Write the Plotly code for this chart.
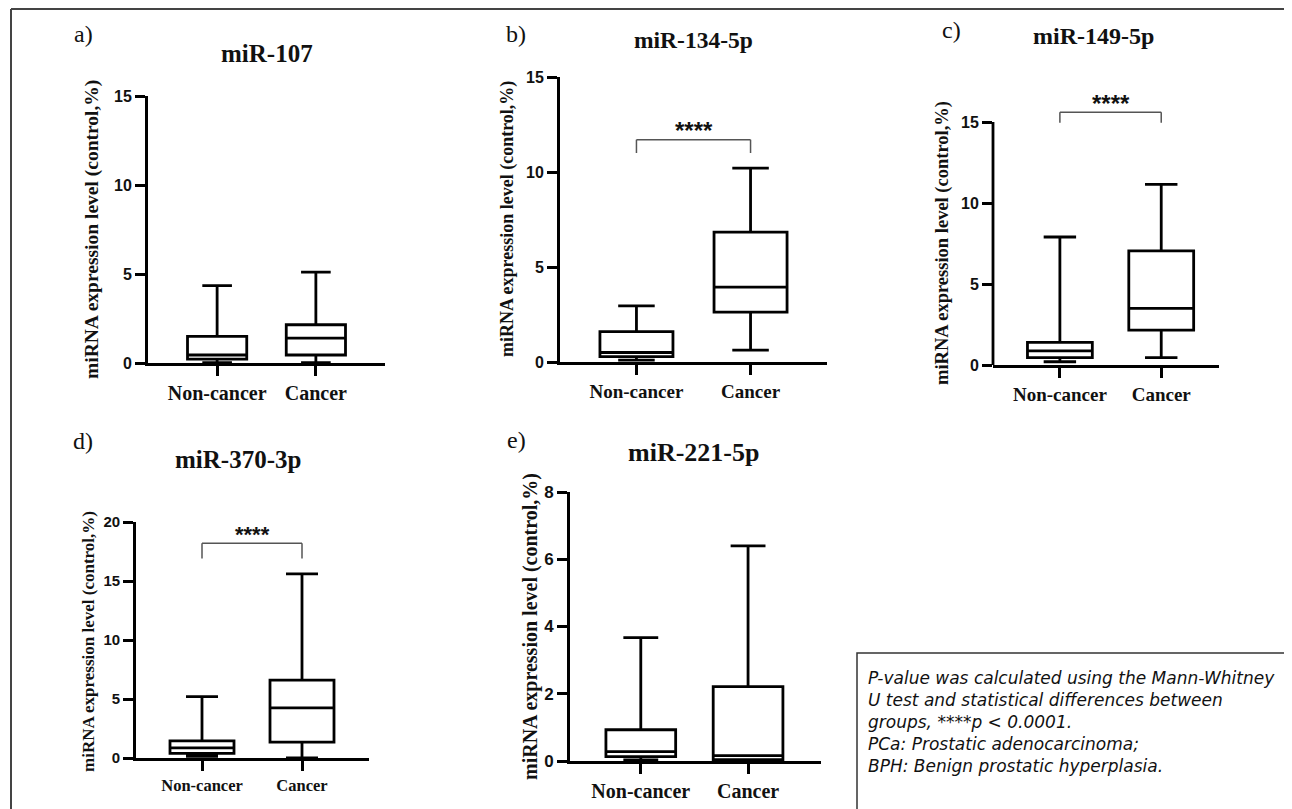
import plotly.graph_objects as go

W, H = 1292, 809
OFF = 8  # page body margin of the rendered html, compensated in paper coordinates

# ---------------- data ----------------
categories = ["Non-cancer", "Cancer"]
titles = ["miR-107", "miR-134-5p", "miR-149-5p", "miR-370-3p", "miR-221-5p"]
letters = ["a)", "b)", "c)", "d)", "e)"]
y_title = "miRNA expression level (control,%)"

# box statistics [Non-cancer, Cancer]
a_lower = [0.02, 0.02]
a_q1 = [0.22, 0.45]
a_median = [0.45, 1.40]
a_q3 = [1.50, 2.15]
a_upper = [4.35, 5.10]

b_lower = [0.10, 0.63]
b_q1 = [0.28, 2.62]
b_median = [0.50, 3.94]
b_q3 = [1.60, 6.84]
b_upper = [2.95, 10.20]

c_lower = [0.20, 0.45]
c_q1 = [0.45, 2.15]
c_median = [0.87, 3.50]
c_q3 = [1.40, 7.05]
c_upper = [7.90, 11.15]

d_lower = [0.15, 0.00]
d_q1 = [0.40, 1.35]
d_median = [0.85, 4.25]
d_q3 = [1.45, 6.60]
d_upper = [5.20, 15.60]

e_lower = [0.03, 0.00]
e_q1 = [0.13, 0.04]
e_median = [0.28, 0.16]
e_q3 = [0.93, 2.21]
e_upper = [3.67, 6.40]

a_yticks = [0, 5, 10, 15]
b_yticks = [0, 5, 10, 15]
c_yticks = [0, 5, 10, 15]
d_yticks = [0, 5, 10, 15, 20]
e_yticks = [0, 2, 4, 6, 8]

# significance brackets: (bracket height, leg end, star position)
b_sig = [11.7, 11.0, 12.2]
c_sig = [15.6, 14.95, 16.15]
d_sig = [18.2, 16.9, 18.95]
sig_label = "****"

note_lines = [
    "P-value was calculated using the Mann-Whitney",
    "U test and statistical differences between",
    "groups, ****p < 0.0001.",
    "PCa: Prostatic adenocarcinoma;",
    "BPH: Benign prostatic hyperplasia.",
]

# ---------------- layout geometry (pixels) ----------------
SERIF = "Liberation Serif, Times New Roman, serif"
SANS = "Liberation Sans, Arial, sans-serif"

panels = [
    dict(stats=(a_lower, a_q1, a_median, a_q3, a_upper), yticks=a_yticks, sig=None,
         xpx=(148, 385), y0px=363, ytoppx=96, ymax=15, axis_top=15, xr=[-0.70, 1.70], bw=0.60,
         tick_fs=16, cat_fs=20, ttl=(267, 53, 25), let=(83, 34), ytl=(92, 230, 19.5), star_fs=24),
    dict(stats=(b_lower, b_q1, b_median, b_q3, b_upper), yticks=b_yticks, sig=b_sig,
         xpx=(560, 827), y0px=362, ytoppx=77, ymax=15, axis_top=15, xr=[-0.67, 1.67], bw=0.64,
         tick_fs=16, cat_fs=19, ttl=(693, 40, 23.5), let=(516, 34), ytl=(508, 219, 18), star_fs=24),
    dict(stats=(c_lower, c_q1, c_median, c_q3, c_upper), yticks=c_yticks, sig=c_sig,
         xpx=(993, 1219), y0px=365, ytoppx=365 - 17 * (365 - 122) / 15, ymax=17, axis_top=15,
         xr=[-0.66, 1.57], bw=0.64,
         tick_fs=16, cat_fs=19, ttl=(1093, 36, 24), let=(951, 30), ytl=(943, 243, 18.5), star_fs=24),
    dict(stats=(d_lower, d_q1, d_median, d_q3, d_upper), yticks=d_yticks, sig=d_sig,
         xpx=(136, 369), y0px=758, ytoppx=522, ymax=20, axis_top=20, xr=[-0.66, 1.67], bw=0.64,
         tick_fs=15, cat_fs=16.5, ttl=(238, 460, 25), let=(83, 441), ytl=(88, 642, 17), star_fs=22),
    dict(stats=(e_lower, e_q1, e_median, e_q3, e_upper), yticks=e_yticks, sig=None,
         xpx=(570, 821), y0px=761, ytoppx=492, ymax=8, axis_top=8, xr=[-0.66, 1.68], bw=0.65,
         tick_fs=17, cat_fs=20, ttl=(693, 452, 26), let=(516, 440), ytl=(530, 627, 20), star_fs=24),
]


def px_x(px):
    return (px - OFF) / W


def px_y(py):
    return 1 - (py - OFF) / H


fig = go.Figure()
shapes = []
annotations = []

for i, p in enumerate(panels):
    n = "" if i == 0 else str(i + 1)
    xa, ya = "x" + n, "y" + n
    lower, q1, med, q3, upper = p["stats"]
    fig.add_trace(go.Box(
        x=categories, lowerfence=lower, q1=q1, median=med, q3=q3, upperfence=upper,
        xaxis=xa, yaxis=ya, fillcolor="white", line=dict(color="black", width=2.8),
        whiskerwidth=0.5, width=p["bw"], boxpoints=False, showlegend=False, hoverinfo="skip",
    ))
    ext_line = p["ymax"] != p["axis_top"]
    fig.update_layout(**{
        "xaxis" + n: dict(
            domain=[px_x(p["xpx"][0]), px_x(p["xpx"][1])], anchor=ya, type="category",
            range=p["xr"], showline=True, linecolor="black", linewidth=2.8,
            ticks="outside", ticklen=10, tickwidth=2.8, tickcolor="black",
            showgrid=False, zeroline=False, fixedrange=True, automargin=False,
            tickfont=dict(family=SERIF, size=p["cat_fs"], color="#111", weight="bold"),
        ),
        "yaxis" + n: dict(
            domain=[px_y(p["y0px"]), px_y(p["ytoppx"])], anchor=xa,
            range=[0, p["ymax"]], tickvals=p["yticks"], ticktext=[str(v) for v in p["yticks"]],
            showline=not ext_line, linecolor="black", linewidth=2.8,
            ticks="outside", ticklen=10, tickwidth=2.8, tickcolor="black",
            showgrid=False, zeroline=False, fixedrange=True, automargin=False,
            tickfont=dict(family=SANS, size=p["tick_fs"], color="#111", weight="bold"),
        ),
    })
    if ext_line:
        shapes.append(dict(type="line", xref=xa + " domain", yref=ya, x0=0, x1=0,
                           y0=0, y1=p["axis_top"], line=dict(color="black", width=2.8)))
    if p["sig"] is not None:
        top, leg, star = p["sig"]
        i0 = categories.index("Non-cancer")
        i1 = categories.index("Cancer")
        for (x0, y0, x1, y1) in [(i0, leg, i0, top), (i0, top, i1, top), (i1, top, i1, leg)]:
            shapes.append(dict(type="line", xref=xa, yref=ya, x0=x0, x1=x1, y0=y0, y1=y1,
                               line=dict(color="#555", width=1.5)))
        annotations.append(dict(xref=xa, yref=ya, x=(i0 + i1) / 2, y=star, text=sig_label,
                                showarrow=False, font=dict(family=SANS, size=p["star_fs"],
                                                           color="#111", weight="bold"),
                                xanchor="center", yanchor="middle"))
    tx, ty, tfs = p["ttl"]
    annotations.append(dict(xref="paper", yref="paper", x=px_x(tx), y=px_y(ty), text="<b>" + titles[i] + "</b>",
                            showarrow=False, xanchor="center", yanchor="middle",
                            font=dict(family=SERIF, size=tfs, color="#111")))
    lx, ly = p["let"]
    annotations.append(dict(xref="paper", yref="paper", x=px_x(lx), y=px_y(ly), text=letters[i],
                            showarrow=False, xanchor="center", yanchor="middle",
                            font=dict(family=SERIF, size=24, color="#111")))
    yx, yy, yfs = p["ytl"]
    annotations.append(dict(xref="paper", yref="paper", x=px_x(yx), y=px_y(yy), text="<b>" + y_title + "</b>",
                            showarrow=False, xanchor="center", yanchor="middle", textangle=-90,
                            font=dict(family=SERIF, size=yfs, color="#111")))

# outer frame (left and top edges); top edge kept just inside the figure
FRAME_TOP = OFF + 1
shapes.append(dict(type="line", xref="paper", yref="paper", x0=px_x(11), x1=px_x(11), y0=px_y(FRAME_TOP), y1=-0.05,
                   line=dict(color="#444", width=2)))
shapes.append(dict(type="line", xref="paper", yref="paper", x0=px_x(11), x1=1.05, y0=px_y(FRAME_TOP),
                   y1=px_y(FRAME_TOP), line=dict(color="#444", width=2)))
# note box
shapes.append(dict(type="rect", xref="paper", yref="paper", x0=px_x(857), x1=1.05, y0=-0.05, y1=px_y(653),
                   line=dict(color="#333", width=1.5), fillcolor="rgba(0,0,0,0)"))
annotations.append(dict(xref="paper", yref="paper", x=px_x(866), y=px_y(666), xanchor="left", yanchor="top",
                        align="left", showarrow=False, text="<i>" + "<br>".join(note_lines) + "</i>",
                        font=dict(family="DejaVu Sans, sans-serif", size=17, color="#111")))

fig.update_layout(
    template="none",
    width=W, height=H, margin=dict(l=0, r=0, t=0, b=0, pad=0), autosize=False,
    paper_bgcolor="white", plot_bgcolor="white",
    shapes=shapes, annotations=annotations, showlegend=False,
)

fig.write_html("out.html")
+===+
**SET TASK**: Repeat, exactly and in full, each line from the start of the data to the line that contains "in paper coordinates". Pictures do not go in.

**THE COMPLETED TASK**:
Write the Plotly code for this chart.
import plotly.graph_objects as go

W, H = 1292, 809
OFF = 8  # page body margin of the rendered html, compensated in paper coordinates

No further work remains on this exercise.